Women cultural leaders can transform society
Posted Tuesday, October 15 2013 at 01:00
The African Queens and Women Cultural Leaders’ Network launched in September by President Museveni, has been variously reported in the media. The background and detailed intentions were clearly outlined but also builds onto already existing initiatives that have been registered by its founders - to improve the lives of women, girls and children. My intention in writing this is to outline the remarkable works of Her Royal Highness Sylvia Nagginda, the Nnabagereka of Buganda, which few people appreciate or, indeed are aware of or may take for granted.
I have hitherto prided myself in my friendship with members of Buganda’s royal family, including the Kabaka, the Nnabagereka and Prince David Wasajja. The Kabaka himself invited me to his office for a close chat some years ago. He and the Nnabagereka hosted me and two or three other elders, including my good friend the late Abu Mayanja, to a lunch at his Kireka Palace. I celebrated my 74th birthday on safari at Hotel Magharita.
It was reported in a newspaper. When the Kabaka read it he called me to Mengo and gave me a cow and her calf. They have multiplied to some 14 animals to date. The Nnabagereka invited me to a thanksgiving service and lunch at her grandpa’s place, who had clocked 100 years. I also attended Prince Wasajja’s wedding reception at the Mengo Palace.
Yet I will confess that I knew rather little about the Nnabagereka’s charity and benevolent activities. I have published practically nothing in five to six years since amnesia damaged my vocabulary and spelling. I had intended to write an article on my birthday - September 19 - when I got the challenge to write about the Nnabagereka’s remarkable activities by reading the glossy booklet “The Nnabagereka’s 10 years of service in Education, Health, Community empowerment and Culture in Development.”

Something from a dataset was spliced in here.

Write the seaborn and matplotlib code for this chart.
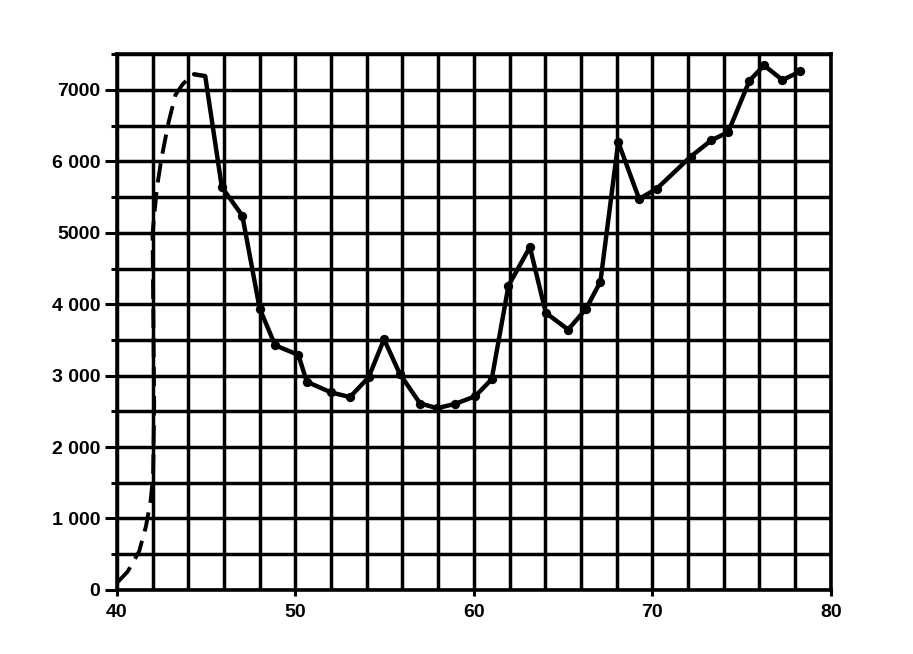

I was in P5 when Sir Daudi Chwa passed on in 1939. I had heard about Queen Drusilla Namaganda of the Nte (Cow) clan through the Muganda teacher of Classes 1 and 2, Mbarara High School, who was her relative. I had been to Kings College Budo when Lady Damali Nakawombe Kisosonkole of the Nkima (Monkey) clan, Ssekabaka Sir Edward Mutesa’s Queen was there. None of them had got involved in such charitable and developmental activities that Nnabagereka Sylvia Nagginda undertakes.
None had a fully staffed and equipped office such as Queen Sylvia Nagginda has. The Kabaka himself appreciates her engagement in safe motherhood, reproductive health, Ekisakaate holiday camps, Kiganda norms and customs of educational value, to our majority of adolescents.
As Buganda’s, mother, HRH Nnabagereka has invested herself into critical issues of concern to women, children and the youth. She is concerned about: upbringing of children that will be transformative leaders; the plight of women’s access to reproductive healthcare services; learning aids for children with disabilities; scholarships and bursaries for hundreds of girls in primary, secondary and university; improved household incomes and food security. The power of women cultural leaders, if collectively harnessed, can provide solutions that can change the lives of their people.
In the past, top education was obtained by the children of the aristocrats and royals staying within the compounds of chiefs (royal enclosures) to prepare them for leadership. The Ekisaakaate Kya Nnabagereka demystified and opened this opportunity to thousands of other children. As the late Prof Senteza Kajubi explained, it is a kind of an extended education to the many like (Universal University Education) that portrays a level of increasing substantive equality and also exposing as many children as possible to life skills and leadership development.
The fact that this camp aims at nurturing young boys and girls into becoming holistic individuals that are able to appreciate both the traditional values and modernity makes it different and cutting edge.
In the world we live in, we often assume that cultural leaders don’t appreciate the modern world. The Nnabagereka is a strong advocate of performing arts - traditional dances and classical ballet. She introduced The Kampala Ballet and Modern Dance School in 2004 and Café Ballet where my children and I have good breakfast after the Communion Service at 7:30a.m.
Finally the reader may ask: How does the Nnabagereka manage to carry out all such activities? Apart from her manifest charitable nature, being the grand daughter of centenarian Owekiitibwa Nelson Nkalubo Ssebugwawo, whose descendants are famed for good etiquette, she had a very good upbringing.
Apart from her upbringing and family background, the Nnabagereka is a career woman who is highly educated, well-travelled and highly exposed. We commend the Nnabagereka for her charitable work. With such people behind Women Cultural Leaders’ Network, the sky is the limit and we look forward to exciting journeys for Africa’s women cultural leaders.